## begin Dataset records

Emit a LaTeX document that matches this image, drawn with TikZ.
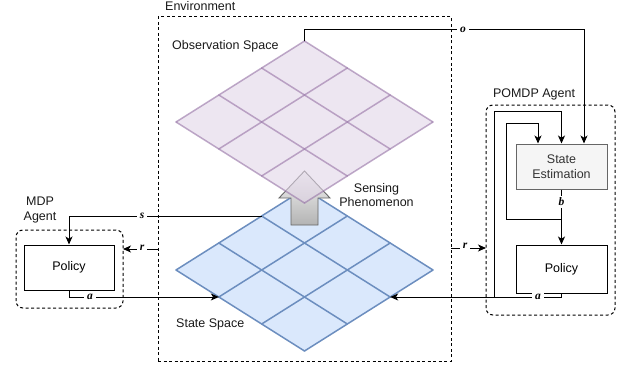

## end Dataset records
## begin Dataset records

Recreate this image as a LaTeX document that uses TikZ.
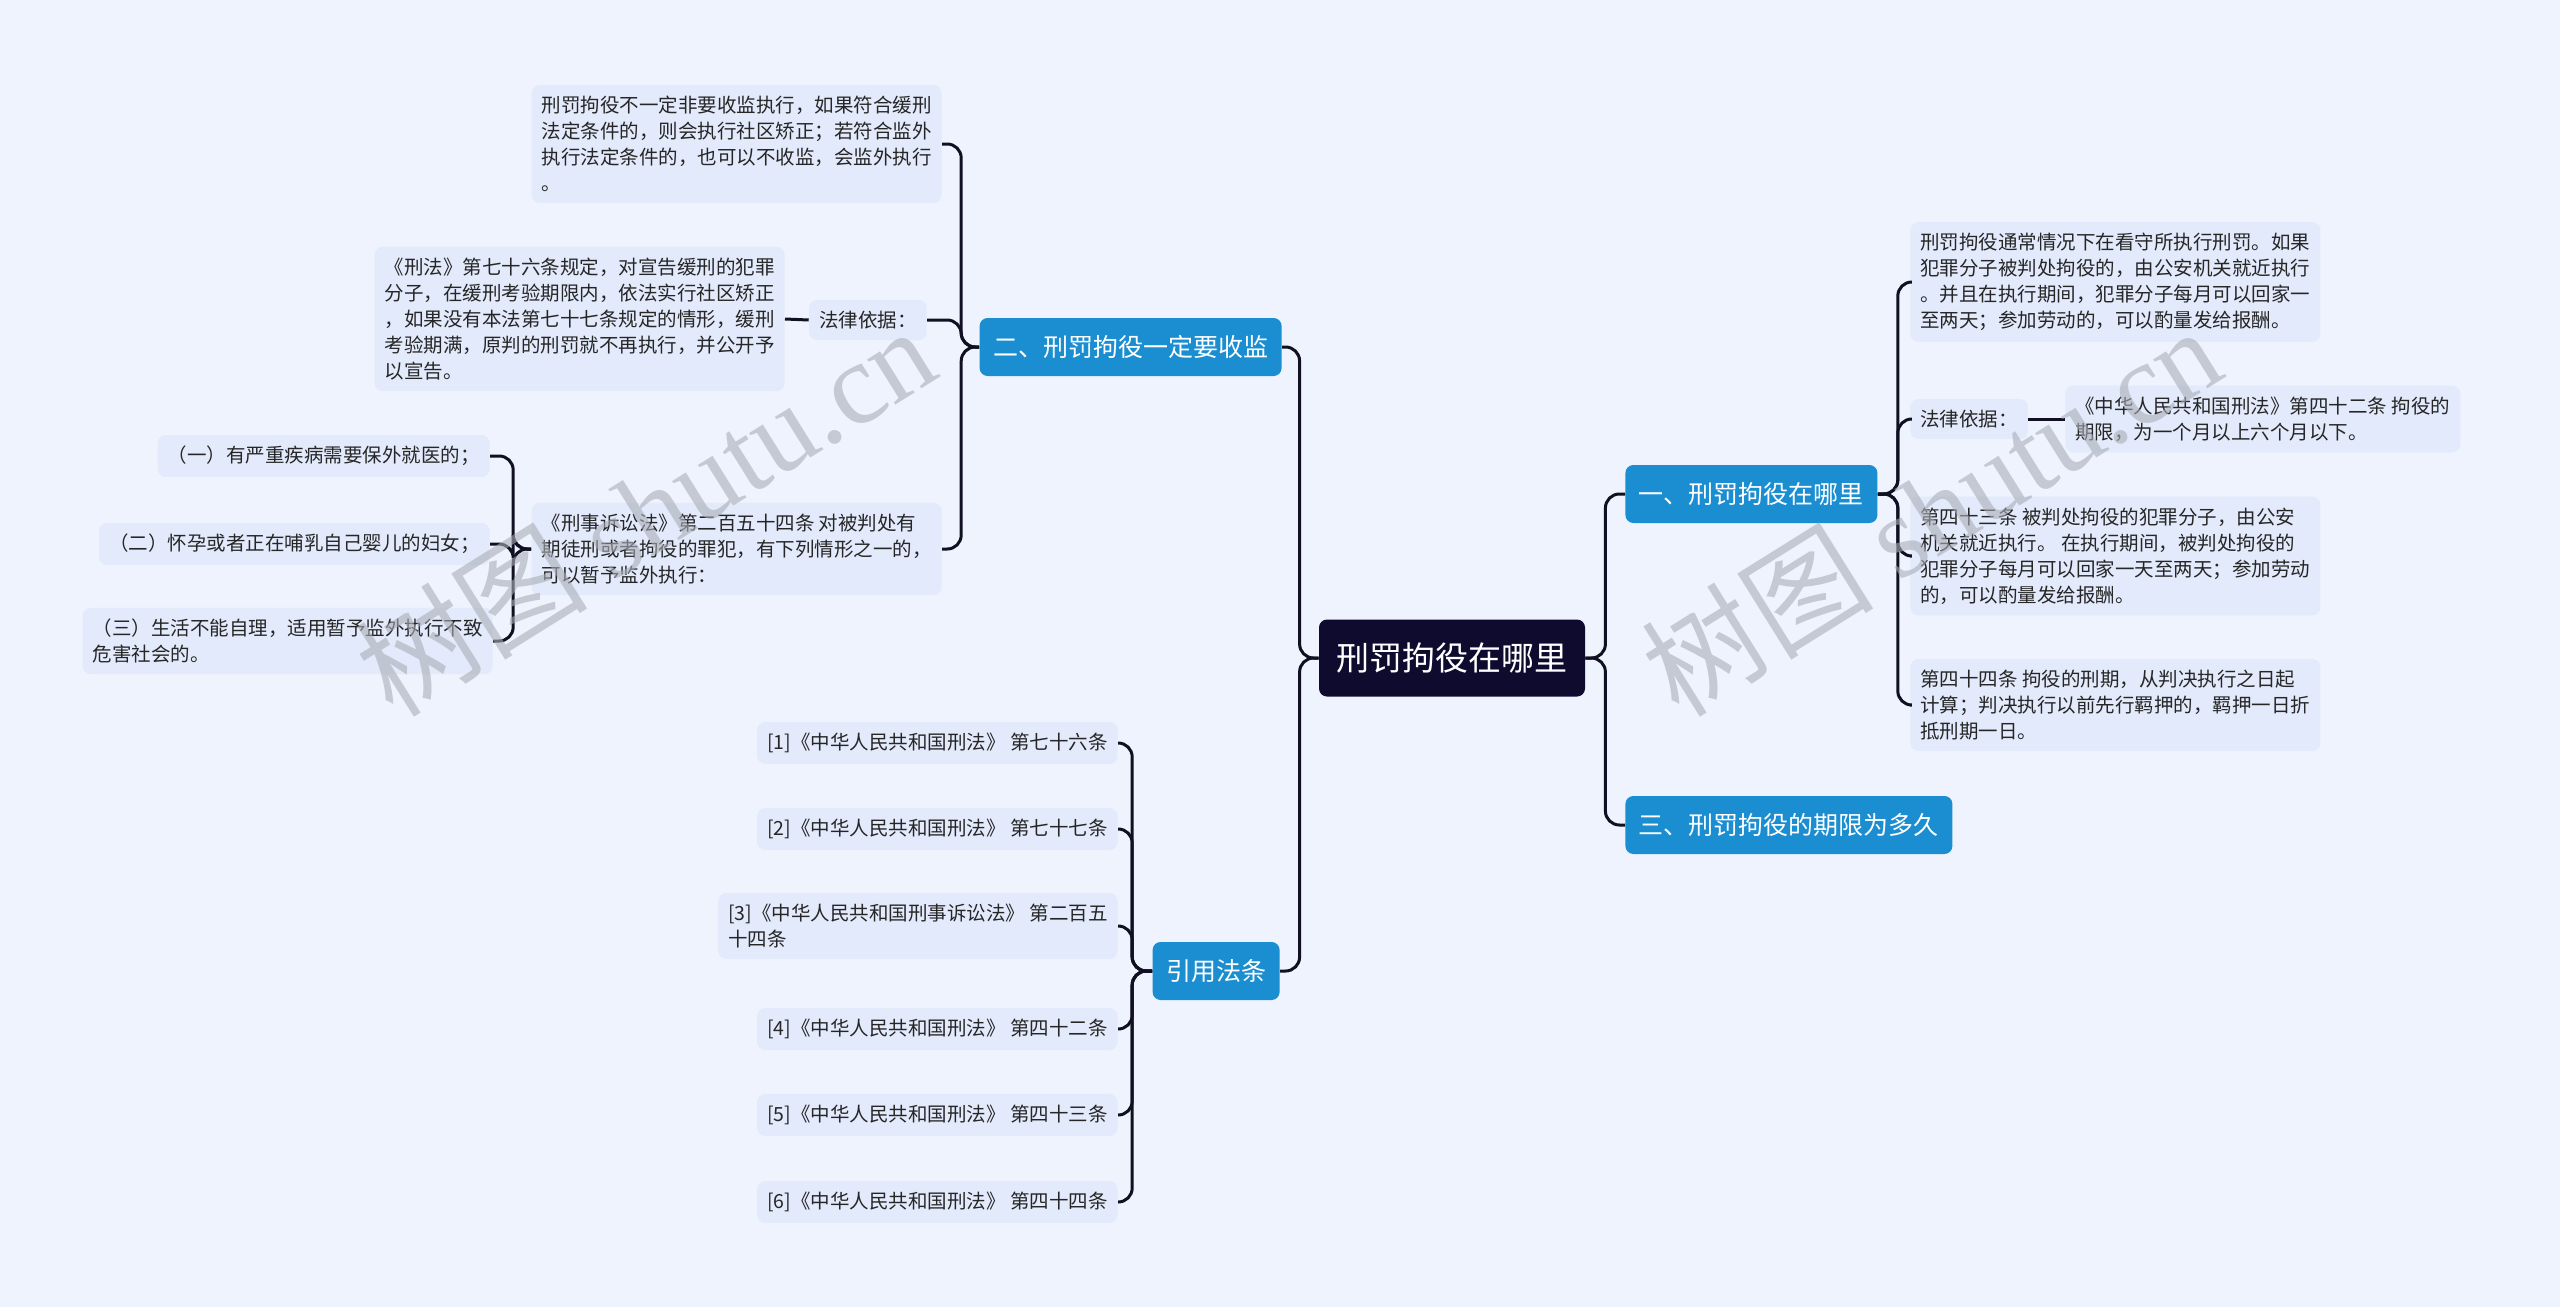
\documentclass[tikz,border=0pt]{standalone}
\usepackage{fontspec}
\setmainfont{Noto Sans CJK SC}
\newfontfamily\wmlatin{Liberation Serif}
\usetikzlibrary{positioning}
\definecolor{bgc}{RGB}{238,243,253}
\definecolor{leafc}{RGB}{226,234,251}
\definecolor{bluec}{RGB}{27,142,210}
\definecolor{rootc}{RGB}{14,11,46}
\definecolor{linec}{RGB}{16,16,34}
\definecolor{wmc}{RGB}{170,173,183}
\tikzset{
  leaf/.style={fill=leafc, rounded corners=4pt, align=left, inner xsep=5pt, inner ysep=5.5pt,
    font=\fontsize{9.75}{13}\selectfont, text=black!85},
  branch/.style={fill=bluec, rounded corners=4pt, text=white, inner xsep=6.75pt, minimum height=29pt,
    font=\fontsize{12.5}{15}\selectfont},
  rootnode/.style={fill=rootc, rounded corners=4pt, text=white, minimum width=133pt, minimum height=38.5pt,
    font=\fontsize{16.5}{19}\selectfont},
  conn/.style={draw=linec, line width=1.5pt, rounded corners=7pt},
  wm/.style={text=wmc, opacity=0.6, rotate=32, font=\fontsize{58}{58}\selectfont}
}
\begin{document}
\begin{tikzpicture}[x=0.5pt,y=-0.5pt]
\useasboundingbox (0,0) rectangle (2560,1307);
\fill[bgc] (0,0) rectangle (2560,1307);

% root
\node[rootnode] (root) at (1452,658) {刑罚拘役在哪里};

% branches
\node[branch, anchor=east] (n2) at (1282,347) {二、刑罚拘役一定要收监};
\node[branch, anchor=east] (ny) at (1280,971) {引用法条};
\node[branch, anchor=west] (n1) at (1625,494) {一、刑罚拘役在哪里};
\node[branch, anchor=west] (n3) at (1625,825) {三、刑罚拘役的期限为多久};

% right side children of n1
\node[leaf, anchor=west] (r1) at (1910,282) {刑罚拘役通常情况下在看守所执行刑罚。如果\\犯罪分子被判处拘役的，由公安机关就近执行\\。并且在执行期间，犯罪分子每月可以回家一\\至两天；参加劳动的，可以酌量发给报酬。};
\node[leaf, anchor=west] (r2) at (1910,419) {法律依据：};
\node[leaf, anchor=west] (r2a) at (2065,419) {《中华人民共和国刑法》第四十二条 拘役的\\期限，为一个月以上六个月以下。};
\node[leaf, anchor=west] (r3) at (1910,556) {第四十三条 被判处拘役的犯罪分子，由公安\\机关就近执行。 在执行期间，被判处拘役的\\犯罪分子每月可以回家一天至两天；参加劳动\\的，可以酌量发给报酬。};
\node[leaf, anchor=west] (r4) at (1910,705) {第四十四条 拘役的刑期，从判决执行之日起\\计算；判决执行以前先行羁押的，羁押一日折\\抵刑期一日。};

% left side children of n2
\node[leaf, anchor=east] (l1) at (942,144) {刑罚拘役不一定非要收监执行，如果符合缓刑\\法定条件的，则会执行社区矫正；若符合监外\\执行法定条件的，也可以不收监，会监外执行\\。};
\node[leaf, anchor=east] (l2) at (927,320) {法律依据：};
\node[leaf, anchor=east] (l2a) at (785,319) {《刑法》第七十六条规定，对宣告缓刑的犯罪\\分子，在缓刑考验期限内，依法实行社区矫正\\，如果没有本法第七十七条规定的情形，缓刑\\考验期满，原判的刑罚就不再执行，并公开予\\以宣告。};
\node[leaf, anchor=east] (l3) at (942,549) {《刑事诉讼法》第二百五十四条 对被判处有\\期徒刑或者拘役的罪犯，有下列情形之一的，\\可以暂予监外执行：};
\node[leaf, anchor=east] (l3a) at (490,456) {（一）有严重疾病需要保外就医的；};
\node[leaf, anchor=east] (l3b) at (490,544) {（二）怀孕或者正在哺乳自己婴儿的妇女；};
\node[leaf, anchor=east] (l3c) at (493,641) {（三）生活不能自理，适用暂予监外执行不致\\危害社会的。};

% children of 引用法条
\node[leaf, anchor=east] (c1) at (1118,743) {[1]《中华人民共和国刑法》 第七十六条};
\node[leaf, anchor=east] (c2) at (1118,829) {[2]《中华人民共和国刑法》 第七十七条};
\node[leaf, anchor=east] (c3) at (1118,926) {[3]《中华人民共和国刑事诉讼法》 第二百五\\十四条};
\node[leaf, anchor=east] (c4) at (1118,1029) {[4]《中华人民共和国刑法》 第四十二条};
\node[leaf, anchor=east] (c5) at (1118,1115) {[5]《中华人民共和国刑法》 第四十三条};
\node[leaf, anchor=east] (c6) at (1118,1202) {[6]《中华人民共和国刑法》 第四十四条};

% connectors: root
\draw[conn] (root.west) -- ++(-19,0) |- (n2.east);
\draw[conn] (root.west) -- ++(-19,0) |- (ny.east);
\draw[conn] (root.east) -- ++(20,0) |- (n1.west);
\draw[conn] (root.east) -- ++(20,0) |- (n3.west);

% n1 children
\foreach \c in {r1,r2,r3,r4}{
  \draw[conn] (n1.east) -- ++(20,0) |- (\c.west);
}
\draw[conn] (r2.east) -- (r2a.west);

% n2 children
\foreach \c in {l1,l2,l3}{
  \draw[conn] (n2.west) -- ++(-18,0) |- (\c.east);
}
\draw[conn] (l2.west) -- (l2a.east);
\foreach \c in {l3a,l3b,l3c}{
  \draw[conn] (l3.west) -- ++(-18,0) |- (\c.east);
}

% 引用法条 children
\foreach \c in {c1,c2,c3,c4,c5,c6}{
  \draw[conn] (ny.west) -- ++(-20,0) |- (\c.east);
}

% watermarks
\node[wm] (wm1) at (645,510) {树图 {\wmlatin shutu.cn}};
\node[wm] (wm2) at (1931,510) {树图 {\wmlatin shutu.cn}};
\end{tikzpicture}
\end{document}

## end Dataset records

Request :: Nothing but the lines above, starting at the line that contains "Recreate this image" and ending at the line that contains "anchor=west] (n3) at", should be given again, exactly and without the pictures.

Expected output ::
Recreate this image as a LaTeX document that uses TikZ.
\documentclass[tikz,border=0pt]{standalone}
\usepackage{fontspec}
\setmainfont{Noto Sans CJK SC}
\newfontfamily\wmlatin{Liberation Serif}
\usetikzlibrary{positioning}
\definecolor{bgc}{RGB}{238,243,253}
\definecolor{leafc}{RGB}{226,234,251}
\definecolor{bluec}{RGB}{27,142,210}
\definecolor{rootc}{RGB}{14,11,46}
\definecolor{linec}{RGB}{16,16,34}
\definecolor{wmc}{RGB}{170,173,183}
\tikzset{
  leaf/.style={fill=leafc, rounded corners=4pt, align=left, inner xsep=5pt, inner ysep=5.5pt,
    font=\fontsize{9.75}{13}\selectfont, text=black!85},
  branch/.style={fill=bluec, rounded corners=4pt, text=white, inner xsep=6.75pt, minimum height=29pt,
    font=\fontsize{12.5}{15}\selectfont},
  rootnode/.style={fill=rootc, rounded corners=4pt, text=white, minimum width=133pt, minimum height=38.5pt,
    font=\fontsize{16.5}{19}\selectfont},
  conn/.style={draw=linec, line width=1.5pt, rounded corners=7pt},
  wm/.style={text=wmc, opacity=0.6, rotate=32, font=\fontsize{58}{58}\selectfont}
}
\begin{document}
\begin{tikzpicture}[x=0.5pt,y=-0.5pt]
\useasboundingbox (0,0) rectangle (2560,1307);
\fill[bgc] (0,0) rectangle (2560,1307);

% root
\node[rootnode] (root) at (1452,658) {刑罚拘役在哪里};

% branches
\node[branch, anchor=east] (n2) at (1282,347) {二、刑罚拘役一定要收监};
\node[branch, anchor=east] (ny) at (1280,971) {引用法条};
\node[branch, anchor=west] (n1) at (1625,494) {一、刑罚拘役在哪里};
\node[branch, anchor=west] (n3) at (1625,825) {三、刑罚拘役的期限为多久};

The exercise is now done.